Durban - President Jacob Zuma says he has extended a helping hand to his neighbours and other poor South Africans elsewhere, to the extent of not only building houses for them, but in some cases going so far as to pay lobolo for a man who could not afford it.
This year alone the Jacob G Zuma Foundation would hand over four fully furnished houses to poor families, and it had built numerous others over the years, he said.
Zuma’s comments came just days after Economic Freedom Fighters (EFF) leader Julius Malema handed over a house to a poor Nkandla family just metres from the president’s residence.
Some EFF members have accused Zuma of being oblivious to the plight of his poor neighbours.
But Zuma said he was always confronted by the poor who sometimes visited his Nkandla home with requests ranging from a need for houses and education to those who wanted help to fund traditional ceremonies.
“I cannot say I don’t have money when somebody says ‘I haven’t eaten’. Some come (to Nkandla) and then say later they don’t have money to go back. Some say: ‘I lost a husband some years ago and I have never done a ritual to cleanse myself’… I cannot ask questions (but) I have to give,” Zuma said.
He was speaking on Monday at JL Dube (formerly King’s) House, his official residence in Durban, where he bade farewell to 10 students funded by his foundation to study at the American University of Nigeria.
Zuma told a story of how he was once approached by two girls who asked that he build a house for their disabled mother. Then the women who were at university complained that when they were away studying, there was nobody to look after their mother.
“The two girls then said we have a brother and he has a girlfriend whose family has agreed that she (the mother) can come to us if he pays something (in a form of lobolo).
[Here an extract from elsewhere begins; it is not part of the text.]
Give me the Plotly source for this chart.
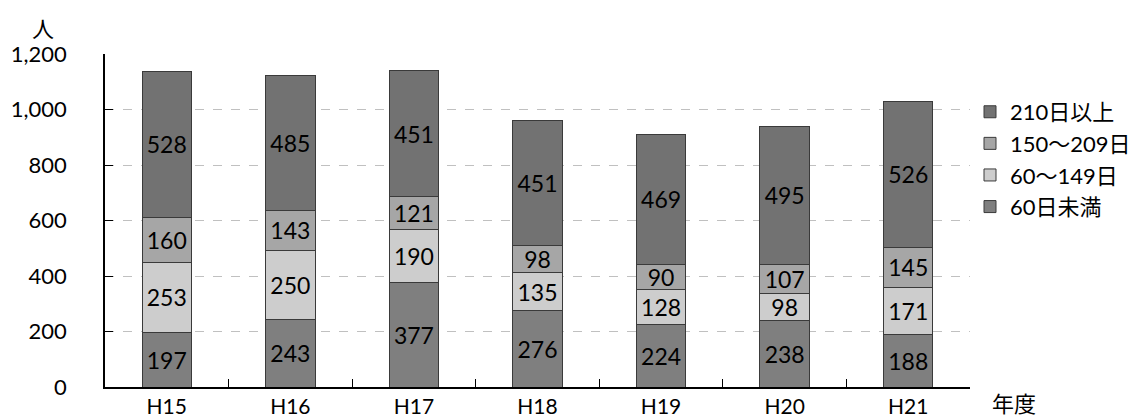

The president said after considering the woman’s plight and talking to his family he ended up paying lobolo for the sisters’ younger brother.
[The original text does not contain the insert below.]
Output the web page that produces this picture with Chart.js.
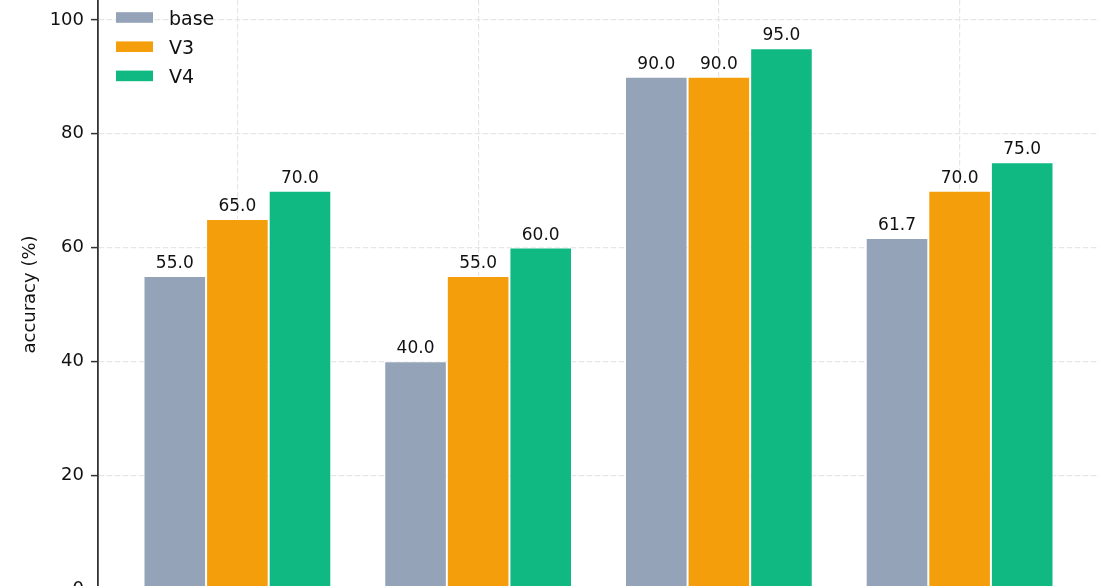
<!DOCTYPE html>
<html>
<head>
<meta charset="utf-8">
<script src="https://cdn.jsdelivr.net/npm/chart.js@4"></script>
<style>
  html, body { margin: 0; padding: 0; background: #fff; overflow: hidden; }
  #wrap { width: 1120px; height: 600px; }
</style>
</head>
<body>
<div id="wrap"><canvas id="accChart"></canvas></div>
<script>
// four groups, x labels are below the visible frame
const categories = ['1', '2', '3', '4'];
const seriesNames = ['base', 'V3', 'V4'];
const baseValues = [55.0, 40.0, 90.0, 61.7];
const v3Values = [65.0, 55.0, 90.0, 70.0];
const v4Values = [70.0, 60.0, 95.0, 75.0];
const yTicks = [0, 20, 40, 60, 80, 100];

const colors = ['#94a3b8', '#f59e0b', '#10b981'];
const FONT = "'DejaVu Sans', sans-serif";
const TEXT = '#111111';

function toPoints(values) {
  return values.map((v, i) => ({ x: i, y: v }));
}

// numbers on top of each bar
const barLabels = {
  id: 'barLabels',
  afterDatasetsDraw(chart) {
    const ctx = chart.ctx;
    ctx.save();
    ctx.font = '17px ' + FONT;
    ctx.fillStyle = TEXT;
    ctx.textAlign = 'center';
    ctx.textBaseline = 'alphabetic';
    chart.data.datasets.forEach((ds, di) => {
      chart.getDatasetMeta(di).data.forEach((bar, i) => {
        ctx.fillText(ds.data[i].y.toFixed(1), bar.x, bar.y - 8);
      });
    });
    ctx.restore();
  }
};

// legend inside the plot, top left
const innerLegend = {
  id: 'innerLegend',
  afterDraw(chart) {
    const ctx = chart.ctx;
    const area = chart.chartArea;
    ctx.save();
    ctx.font = '19px ' + FONT;
    ctx.textAlign = 'left';
    ctx.textBaseline = 'alphabetic';
    chart.data.datasets.forEach((ds, i) => {
      const cy = area.top + 17.5 + i * 29.2;
      ctx.fillStyle = ds.backgroundColor;
      ctx.fillRect(area.left + 18, cy - 5.3, 37, 10.6);
      ctx.fillStyle = TEXT;
      ctx.fillText(ds.label, area.left + 71, cy + 7);
    });
    ctx.restore();
  }
};

const ctx = document.getElementById('accChart').getContext('2d');

const accChart = new Chart(ctx, {
  type: 'bar',
  data: {
    datasets: [baseValues, v3Values, v4Values].map((vals, i) => ({
      label: seriesNames[i],
      data: toPoints(vals),
      backgroundColor: colors[i],
      borderColor: '#ffffff',
      borderWidth: 1,
      categoryPercentage: 0.78,
      barPercentage: 1.0
    }))
  },
  options: {
    responsive: true,
    maintainAspectRatio: false,
    animation: false,
    layout: {
      padding: { left: 17, right: 21, top: 0, bottom: 0 }
    },
    plugins: {
      legend: { display: false },
      tooltip: { enabled: false }
    },
    scales: {
      x: {
        type: 'linear',
        offset: false,
        min: -0.579,
        max: categories.length - 1 + 0.579,
        afterBuildTicks(scale) {
          scale.ticks = categories.map((c, i) => ({ value: i }));
        },
        ticks: { display: false },
        grid: {
          offset: false,
          color: '#e6e6e6',
          lineWidth: 1.2,
          drawTicks: false
        },
        border: { display: false, dash: [5.5, 2.5] },
        afterFit(scale) {
          scale.height = 11;
          scale.paddingLeft = 0;
          scale.paddingRight = 0;
        }
      },
      y: {
        min: 0,
        max: 103.5,
        afterBuildTicks(scale) {
          scale.ticks = yTicks.map(v => ({ value: v }));
        },
        ticks: {
          color: TEXT,
          padding: 7,
          font: { family: FONT, size: 18 }
        },
        grid: {
          color: '#e6e6e6',
          lineWidth: 1.2,
          tickLength: 7,
          tickColor: '#333333',
          tickWidth: 1.5,
          tickBorderDash: []
        },
        border: { display: true, color: '#333333', width: 1.8, dash: [5.5, 2.5] },
        title: {
          display: true,
          text: 'accuracy (%)',
          color: TEXT,
          font: { family: FONT, size: 18 },
          padding: { top: 3, bottom: 3 }
        },
        afterFit(scale) {
          scale.width = 81;
          scale.paddingTop = 0;
          scale.paddingBottom = 0;
        }
      }
    }
  },
  plugins: [barLabels, innerLegend]
});
</script>
</body>
</html>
But his passion lay with education.
“If I had the opportunities I would have become a teacher or a pastor. I would have also wanted to become a lawyer, what they call senior counsel, so as to defend the poor.”
Over the years, Zuma said, he had received numerous requests from needy students to the point where his trust could not cope. He had then established the foundation to help fund the trust, but that too had been overwhelmed.
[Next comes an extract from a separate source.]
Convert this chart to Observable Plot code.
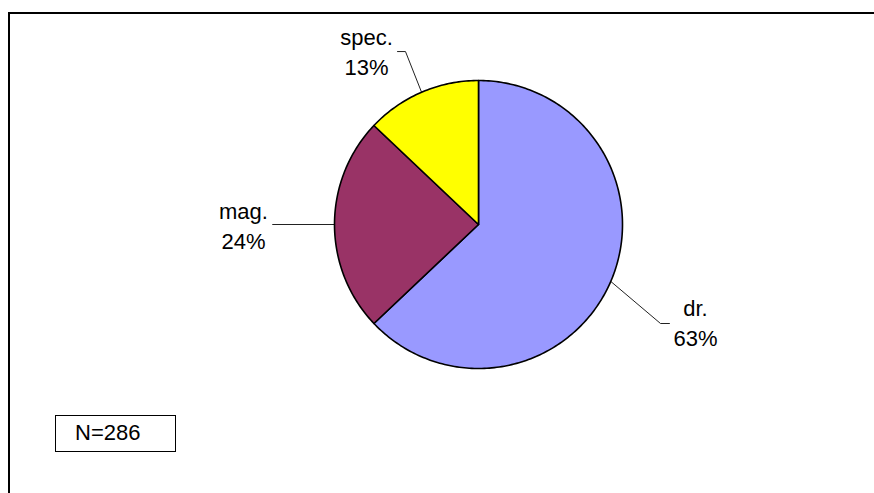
<!DOCTYPE html>
<html>
<head>
<meta charset="utf-8">
<script src="https://cdn.jsdelivr.net/npm/d3@7"></script>
<script src="https://cdn.jsdelivr.net/npm/@observablehq/plot@0.6"></script>
<style>
  html, body { margin: 0; padding: 0; background: #fff; overflow: hidden; }
  #wrap { position: relative; width: 874px; height: 493px; overflow: hidden; font-family: "Liberation Sans", Arial, sans-serif; }
  #frame { position: absolute; left: 8px; top: 12px; width: 900px; height: 520px; border: 2px solid #000; box-sizing: border-box; pointer-events: none; }
  #nbox { position: absolute; left: 55px; top: 415px; width: 121px; height: 37px; border: 1.5px solid #000; box-sizing: border-box; background: #fff;
          font-size: 22px; line-height: 34px; padding-left: 19px; color: #000; }
  #chart { position: absolute; left: 0; top: 0; }
</style>
</head>
<body>
<div id="wrap">
  <div id="chart"></div>
  <div id="frame"></div>
  <div id="nbox"></div>
</div>
<script>
// ---- data ----
const categories = ["dr.", "mag.", "spec."];
const counts = [180, 69, 37];
const colors = ["#9999FF", "#993366", "#FFFF00"];
const totalN = 286;

// ---- layout (unit coordinates, pie radius = 1) ----
const labelPos = {            // label centers
  "dr.":   [1.507, -0.674],
  "mag.":  [-1.632, 0.0],
  "spec.": [-0.778, 1.208]
};
const leaderElbow = {         // elbow and end points of leader lines
  "dr.":   [[1.264, -0.6875], [1.326, -0.6875]],
  "mag.":  [[-1.431, 0.0], [-1.431, 0.0]],
  "spec.": [[-0.507, 1.201], [-0.5625, 1.201]]
};

const total = d3.sum(counts);
const slices = [];
let cum = 0;
categories.forEach((c, i) => {
  const a0 = cum / total * 2 * Math.PI;
  cum += counts[i];
  const a1 = cum / total * 2 * Math.PI;
  slices.push({name: c, value: counts[i], a0, a1, pct: Math.round(counts[i] / total * 100) + "%"});
});

// slice polygons: center -> arc -> center (angle clockwise from 12 o'clock)
const polys = [];
for (const s of slices) {
  polys.push({name: s.name, x: 0, y: 0});
  const n = Math.max(8, Math.ceil((s.a1 - s.a0) / (Math.PI / 180)));
  for (let k = 0; k <= n; k++) {
    const a = s.a0 + (s.a1 - s.a0) * k / n;
    polys.push({name: s.name, x: Math.sin(a), y: Math.cos(a)});
  }
  polys.push({name: s.name, x: 0, y: 0});
}

// leader lines from slice mid-angle on the rim
const leaders = [];
for (const s of slices) {
  const m = (s.a0 + s.a1) / 2;
  leaders.push({name: s.name, x: Math.sin(m), y: Math.cos(m)});
  for (const p of leaderElbow[s.name]) leaders.push({name: s.name, x: p[0], y: p[1]});
}

const labels = slices.map(s => ({name: s.name, x: labelPos[s.name][0], y: labelPos[s.name][1], text: s.name + "\n" + s.pct}));

// pie center at (478,224) px, radius 144 px
const W = 874, H = 493, cx = 478, cy = 224, R = 144;

const chart = Plot.plot({
  width: W, height: H,
  margin: 0,
  x: {domain: [-cx / R, (W - cx) / R], range: [0, W], axis: null},
  y: {domain: [cy / R, -(H - cy) / R], range: [0, H], axis: null},
  color: {domain: categories, range: colors},
  style: {background: "transparent", fontFamily: "'Liberation Sans', Arial, sans-serif"},
  marks: [
    Plot.line(leaders, {x: "x", y: "y", z: "name", stroke: "#222", strokeWidth: 1, curve: "linear"}),
    Plot.line(polys, {x: "x", y: "y", z: "name", fill: "name", stroke: "#000", strokeWidth: 1.6, strokeLinejoin: "round", curve: "linear"}),
    Plot.text(labels, {x: "x", y: "y", text: "text", fontSize: 22, lineHeight: 1.35, lineAnchor: "middle", fill: "#000"})
  ]
});
document.getElementById("chart").appendChild(chart);
document.getElementById("nbox").textContent = "N=" + totalN;
</script>
</body>
</html>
Whenever the trust was having difficulty paying for students, Zuma would resort to writing “letters of promise” to universities asking them to accept students with a promise that they would be paid at a later stage. “I would just say we will pay, but would not say when,” he said.
He linked up with Atiku Abubakar, the founder of the American University of Nigeria, who agreed that his university would take five students from the foundation each year and pay for fees. The foundation only had to pay for their transport and monthly allowances.
The Nigerian university, which Zuma said was among the best, accepted the first batch of students last year.
Lefa Mphirima, one of the students already studying at the university, described his time there as a “pleasant experience”.
“The only problem is the temperature there, but we have a swimming pool inside the school. When we arrived they even threw a party for us and made us taste different kinds of food. But the food there is really hot. I think the people there love pepper too much,” he said to laughter.
Comparing the standards of education, he said Nigeria seemed to have the upper hand.
“To pass there you have to get 63 percent, while in South Africa it’s down there… down there,” he said, soliciting laughter even from Zuma, whose government has come under attack for lowering the pass mark in matric.
Nomkhosi Zulu,who got five As in matric, and will be studying petroleum chemistry, thanked Zuma, saying: “You seriously saved my life.”
Zulu said she had struggled to get funding to further her studies before the foundation had come to her rescue.